At no time is the pressure to perform perfect victimhood more unrealistic than during the assault itself, when victims fear for their lives while experiencing immense physical and emotional pain. Even during this experience, we demand that rape and sexual assault victims fight back in order to prove that they “don’t want it to happen.” Last month, for example, CNN’s Don Lemon asked Joan Tarshis, a woman who has accused Bill Cosby of oral rape, why she didn’t bite Cosby’s penis after he inserted it in her mouth: “You know, there are ways not to perform oral sex if you don’t want to do it.” The reverse implication here, of course, is that Tarshis must have wanted to do it if she didn’t bite.

But this isn’t just a matter of public perception, either. Courts often require evidence of physical struggle in order to determine that a so-called “forcible rape” took place. Two years ago, for instance, the Connecticut Supreme Court overturned a ruling in a sexual assault case on the grounds that the victim was “physically unable to communicate unwillingness to an act.” This would be an unrealistic standard for any victim, but in this case, it was an especially cruel requirement because the victim has cerebral palsy.
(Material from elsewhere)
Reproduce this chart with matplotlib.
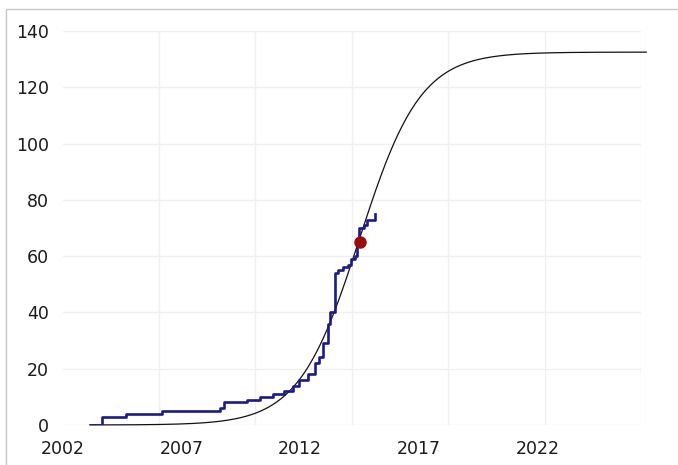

According to court documents, “[she] has the intellectual functional equivalent of a 3-year-old and cannot verbally communicate.” Despite her condition, the defendant was still set free.

One of the chief problems with requiring victims to physically resist is that rape and sexual assault victims could be either intoxicated or too traumatized to fight back in the moment: The former gives juries grounds to blame the victim, the latter becomes difficult to prove in court. But many rape and sexual assault victims also do not resist because they need to stay alive. Assailants often use violent means to restrain victims or hold weapons to keep the victim from moving. Failing that, they can also use threats of violence to intimidate victims. And, as RAINN notes, “many victims make the good judgment that physical resistance would cause the attacker to become more violent.”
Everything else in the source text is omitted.